On 6 June 2018 at 21:23, Paul Burton <paul.bur...@mips.com> wrote:
> Hi Peter,
>
> On Mon, Jun 04, 2018 at 11:29:47AM +0100, Peter Maydell wrote:
>> Hi; I was looking at the code for this PCI controller as
>> part of identifying RAM memory regions that don't migrate
>> their contents, and this looks kind of odd. Can you explain
>> why this is using a RAM region for the PCI bus's IO memory
>> space?

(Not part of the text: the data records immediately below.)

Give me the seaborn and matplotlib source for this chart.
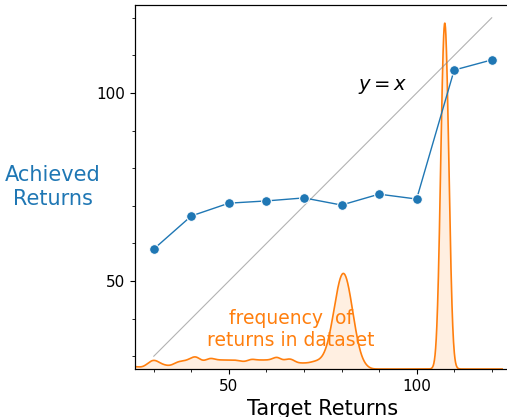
import numpy as np
import matplotlib
matplotlib.use("Agg")
import matplotlib.pyplot as plt
from matplotlib.ticker import MultipleLocator
import seaborn as sns

# target vs achieved returns
targets = [30, 40, 50, 60, 70, 80, 90, 100, 110, 120]
achieved = [58.5, 67.3, 70.7, 71.3, 72.1, 70.2, 73.1, 71.8, 106.1, 108.8]

# returns found in the dataset (value, relative count)
dataset_returns = list(range(24, 88)) + [107, 108]
dataset_counts = [3, 2.5, 2, 1.5, 4, 8, 10, 8, 5, 4,          # 24-33
                  3, 4, 7, 8, 8, 9, 11, 14, 11, 7,            # 34-43
                  9, 12, 10, 9, 9, 9, 9, 9, 9, 8,             # 44-53
                  7, 8, 11, 9, 9, 9, 9, 9, 11, 14,            # 54-63
                  8, 9, 11, 10, 6, 6, 6, 6, 7, 8,             # 64-73
                  9, 12, 20, 36, 59, 84, 100, 100, 83, 57,    # 74-83
                  32, 15, 6, 2,                               # 84-87
                  455, 455]                                   # 107-108

fig = plt.figure(figsize=(5.07, 4.17), dpi=100)
ax = fig.add_axes([0.2663, 0.1151, 0.7406, 0.8729])
ax2 = ax.twinx()

# kernel width of about 0.9 return units
x = np.array(dataset_returns, float)
w = np.array(dataset_counts, float)
neff = w.sum() ** 2 / (w ** 2).sum()
std = np.sqrt(np.cov(x, aweights=w))
bw_adjust = 0.9 / (neff ** -0.2 * std)

kde_kws = dict(x=dataset_returns, weights=dataset_counts, bw_adjust=bw_adjust,
               gridsize=2000, cut=30, clip=(18, 130), color="tab:orange", ax=ax2)
sns.kdeplot(fill=True, alpha=0.12, linewidth=0, **kde_kws)
sns.kdeplot(lw=1.2, **kde_kws)
dmax = ax2.lines[0].get_ydata().max()
ax2.set_ylim(0, dmax / 0.95)
ax2.set_yticks([])
ax2.set_ylabel("")

ax.set_zorder(ax2.get_zorder() + 1)
ax.patch.set_visible(False)

sns.lineplot(x=targets, y=targets, color="gray", alpha=0.6, lw=0.8, ax=ax)
sns.lineplot(x=targets, y=achieved, color="tab:blue", marker="o",
             markersize=7, lw=1, ax=ax)

ax.text(91, 101.6, "$y = x$", fontsize=14, ha="center", va="center")
ax.text(66.4, 37, "frequency  of\nreturns in dataset", color="tab:orange",
        fontsize=13.5, ha="center", va="center")

ax.set_xlim(25, 125)
ax.set_ylim(26.6, 123.4)
ax.xaxis.set_major_locator(MultipleLocator(50))
ax.xaxis.set_minor_locator(MultipleLocator(10))
ax.yaxis.set_major_locator(MultipleLocator(50))
ax.yaxis.set_minor_locator(MultipleLocator(10))
ax.tick_params(labelsize=11)

ax.set_xlabel("Target Returns", fontsize=15)
ax.set_ylabel("Achieved\nReturns", rotation=0, color="tab:blue", fontsize=15,
              ha="center", va="center")
ax.yaxis.set_label_coords(-0.218, 0.5)

fig.savefig("out.png", dpi=100)
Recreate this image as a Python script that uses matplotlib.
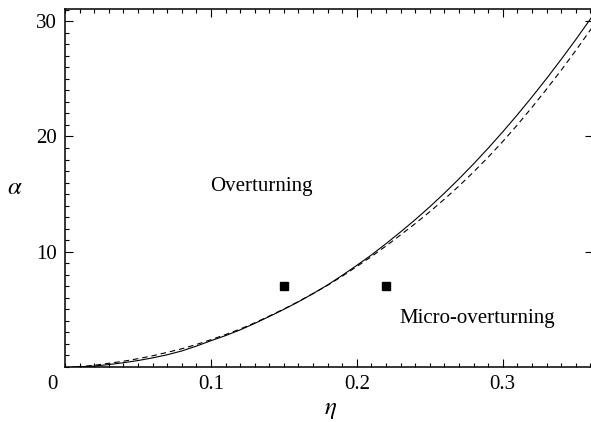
import matplotlib
matplotlib.use("Agg")
import matplotlib.pyplot as plt
from matplotlib.ticker import MultipleLocator, FixedLocator

plt.rcParams['font.family'] = ['Liberation Serif', 'DejaVu Serif']
plt.rcParams['mathtext.fontset'] = 'stix'

# Data
eta_solid = [0.005, 0.01, 0.02, 0.03, 0.04, 0.05, 0.06, 0.07, 0.08, 0.09,
             0.10, 0.11, 0.12, 0.13, 0.14, 0.15, 0.16, 0.17, 0.18, 0.19,
             0.20, 0.21, 0.22, 0.23, 0.24, 0.25, 0.26, 0.27, 0.28, 0.29,
             0.30, 0.31, 0.32, 0.33, 0.34, 0.35, 0.36, 0.3615]
alpha_solid = [0.0, 0.02, 0.08, 0.21, 0.37, 0.56, 0.79, 1.06, 1.39, 1.81,
               2.28, 2.72, 3.22, 3.78, 4.38, 5.00, 5.66, 6.37, 7.12, 7.95,
               8.82, 9.72, 10.70, 11.72, 12.78, 13.90, 15.08, 16.32, 17.62, 18.98,
               20.40, 21.88, 23.42, 25.02, 26.68, 28.40, 30.18, 30.45]

eta_dashed = [0.008, 0.01, 0.02, 0.03, 0.04, 0.05, 0.06, 0.07, 0.08, 0.09,
              0.10, 0.11, 0.12, 0.13, 0.14, 0.15, 0.16, 0.17, 0.18, 0.19,
              0.20, 0.21, 0.22, 0.23, 0.24, 0.25, 0.26, 0.27, 0.28, 0.29,
              0.30, 0.31, 0.32, 0.33, 0.34, 0.35, 0.36, 0.3615]
alpha_dashed = [0.0, 0.03, 0.15, 0.32, 0.50, 0.72, 0.97, 1.27, 1.58, 1.95,
                2.37, 2.81, 3.29, 3.83, 4.42, 5.03, 5.68, 6.37, 7.09, 7.88,
                8.72, 9.58, 10.50, 11.46, 12.44, 13.47, 14.56, 15.70, 16.92, 18.20,
                19.56, 21.00, 22.52, 24.10, 25.74, 27.45, 29.23, 29.50]

marker_eta = [0.15, 0.22]
marker_alpha = [7, 7]

region_labels = ["Overturning", "Micro-overturning"]
region_pos = [(0.0997, 15.3), (0.229, 3.8)]

xticks = [0.1, 0.2, 0.3]
xticklabels = ["0.1", "0.2", "0.3"]
yticks = [10, 20, 30]
yticklabels = ["10", "20", "30"]

W, H = 591, 422
fig = plt.figure(figsize=(W / 100, H / 100), dpi=100)
left, right, bottom, top = 65 / W, 592.5 / W, (H - 367) / H, (H - 8.5) / H
ax = fig.add_axes([left, bottom, right - left, top - bottom])

ax.plot(eta_solid, alpha_solid, color='black', lw=0.8)
ax.plot(eta_dashed, alpha_dashed, color='black', lw=0.8, dashes=(5, 3.5))
ax.plot(marker_eta, marker_alpha, ls='none', marker='s', ms=6, color='black')

for txt, (xx, yy) in zip(region_labels, region_pos):
    ax.text(xx, yy, txt, fontsize=15, ha='left', va='baseline')

ax.set_xlim(0, 0.3615)
ax.set_ylim(0, 31.1)

ax.xaxis.set_major_locator(FixedLocator(xticks))
ax.set_xticklabels(xticklabels)
ax.xaxis.set_minor_locator(MultipleLocator(0.01))
ax.yaxis.set_major_locator(FixedLocator(yticks))
ax.set_yticklabels(yticklabels)
ax.yaxis.set_minor_locator(MultipleLocator(1))

ax.tick_params(which='both', direction='in', top=True, right=True, width=0.8, labelsize=15)
ax.tick_params(which='major', length=5.8, pad=6)
ax.tick_params(which='minor', length=2.6)
ax.tick_params(axis='y', which='minor', right=False)
for s in ax.spines.values():
    s.set_linewidth(1.1)

# corner zero label
ax.annotate("0", xy=(0, 0), xycoords='data', xytext=(-9.4, -12.4), textcoords='offset points',
            fontsize=15, ha='center', va='center')

fig.text(15 / W, 1 - 188 / H, r'$\alpha$', fontsize=18, ha='center', va='center')
fig.text(331 / W, 1 - 410 / H, r'$\eta$', fontsize=18, ha='center', va='center')

fig.savefig("out.png", dpi=100)
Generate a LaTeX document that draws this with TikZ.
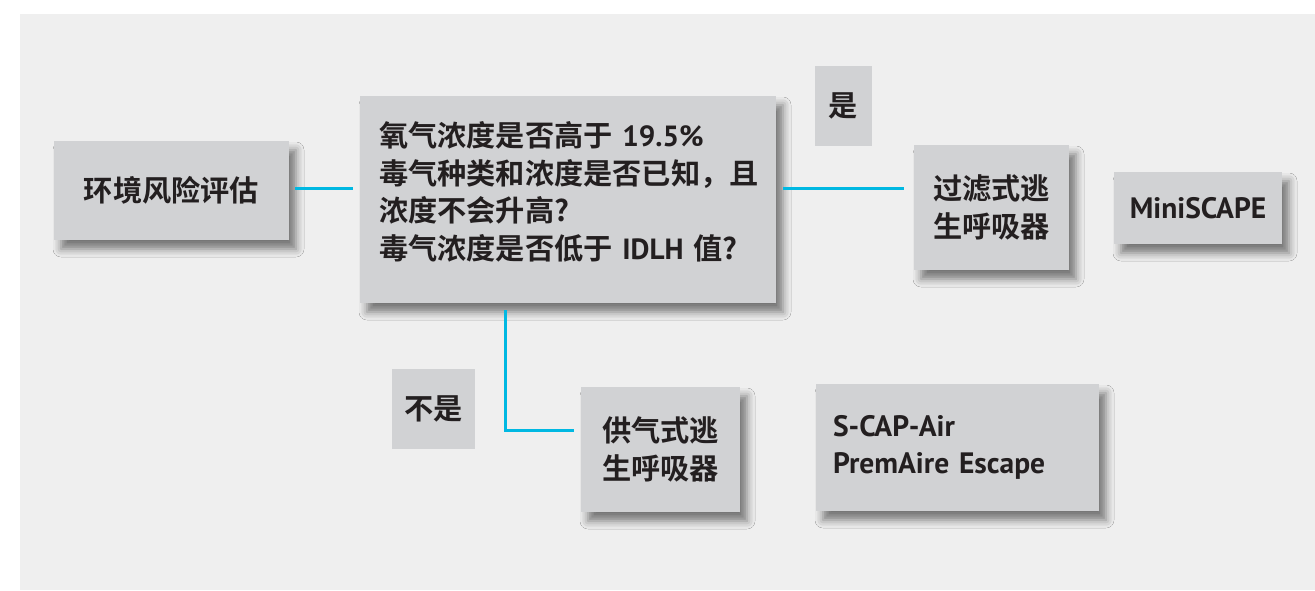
\documentclass[tikz,border=0pt]{standalone}
\usepackage{fontspec}
\setmainfont{Noto Sans CJK SC}[BoldFont={Noto Sans CJK SC Bold}]
\newfontfamily\latinfont{PT Sans}
\usetikzlibrary{shadows.blur}
\definecolor{panel}{HTML}{EFEFEF}
\definecolor{boxgray}{HTML}{D1D2D4}
\definecolor{ink}{HTML}{231F20}
\definecolor{cyanline}{HTML}{00B8E2}
\tikzset{
  box/.style={fill=boxgray, inner sep=0pt, text=ink, font=\bfseries\fontsize{29.2}{37.5}\selectfont, align=center},
  latinbox/.style={box, font=\latinfont\bfseries\fontsize{29.5}{37}\selectfont},
  shadowed/.style={blur shadow={shadow xshift=7pt, shadow yshift=-9pt, shadow blur radius=8pt, shadow opacity=50}},
  conn/.style={draw=cyanline, line width=3pt}
}
\begin{document}
\begin{tikzpicture}[x=1pt,y=-1pt]
\useasboundingbox (0,0) rectangle (1315,590);
\fill[white] (0,0) rectangle (1315,590);
\fill[panel] (20,14) rectangle (1315,590);

\node[box, shadowed, minimum width=235pt, minimum height=99pt] (n1) at (171.5,190.5) {环境风险评估};
\node[box, shadowed, minimum width=416pt, minimum height=207pt, inner xsep=19pt, text width=378pt, align=left] (n2) at (568,199.5)
  {\rule{0pt}{5pt}\\[-33pt]氧气浓度是否高于 {\latinfont\bfseries 19.5\%}\\毒气种类和浓度是否已知，且\\浓度不会升高?\\毒气浓度是否低于 {\latinfont\bfseries IDLH} 值?};
\node[box, minimum width=57pt, minimum height=80pt] (n3) at (843.5,106) {是};
\node[box, shadowed, minimum width=155pt, minimum height=125pt] (n4) at (991.5,207.5) {过滤式逃\\生呼吸器};
\node[latinbox, shadowed, minimum width=168pt, minimum height=72pt] (n5) at (1198,208) {MiniSCAPE};
\node[box, minimum width=83pt, minimum height=80pt] (n6) at (433.5,409) {不是};
\node[box, shadowed, minimum width=159pt, minimum height=125pt] (n7) at (660.5,449.5) {供气式逃\\生呼吸器};
\node[latinbox, shadowed, minimum width=283pt, minimum height=127pt, inner xsep=17pt, text width=249pt, align=left] (n8) at (957.5,447.5)
  {S-CAP-Air\\PremAire Escape};

\coordinate (ly) at (0,188);
\coordinate (lz) at (505,430);
\draw[conn] ([xshift=6pt]n1.east |- ly) -- ([xshift=-7pt]n2.west |- ly);
\draw[conn] ([xshift=7pt]n2.east |- ly) -- ([xshift=-10pt]n4.west |- ly);
\draw[conn] ([yshift=-7pt]n2.south -| lz) |- ([xshift=-7pt]n7.west |- lz);
\end{tikzpicture}
\end{document}
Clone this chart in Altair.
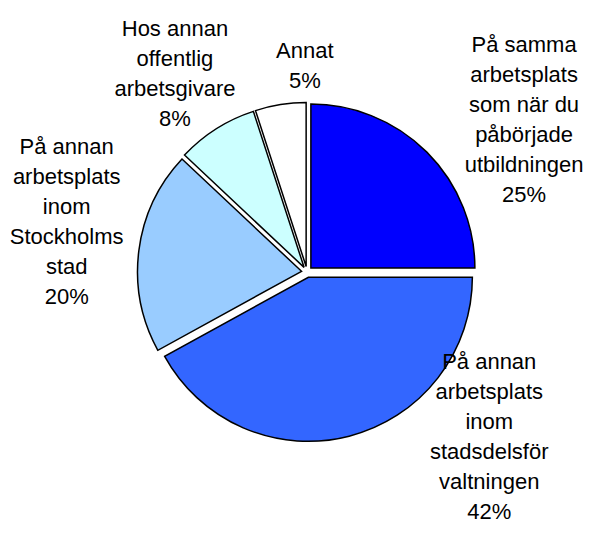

None of our other PCI controller models do this, so
>> I suspect this is a bug. (The effect would be that PCI IO
>> accesses to addresses which don't have a PCI BAR mapped there
>> will behave as reads-as-written, which seems pretty unlikely
>> to be what the hardware does.)
>>
>> What is the intended semantics for PCI IO accesses with this
>> controller? (It seems to only be used with the MIPS boston
>> board model.)

> The controller here simply doesn't support I/O accesses, and the dummy
> region is there to prevent the rest of QEMU's PCI code & device
> emulation from needing to care about that fact. The region is never
> mapped into the system memory and so software running on the emulated
> system has no way to access it.

Right, I wondered if that was the case. The region should
not be RAM, then, it should be a dummy does-nothing region.
I'll put a patch together at some point.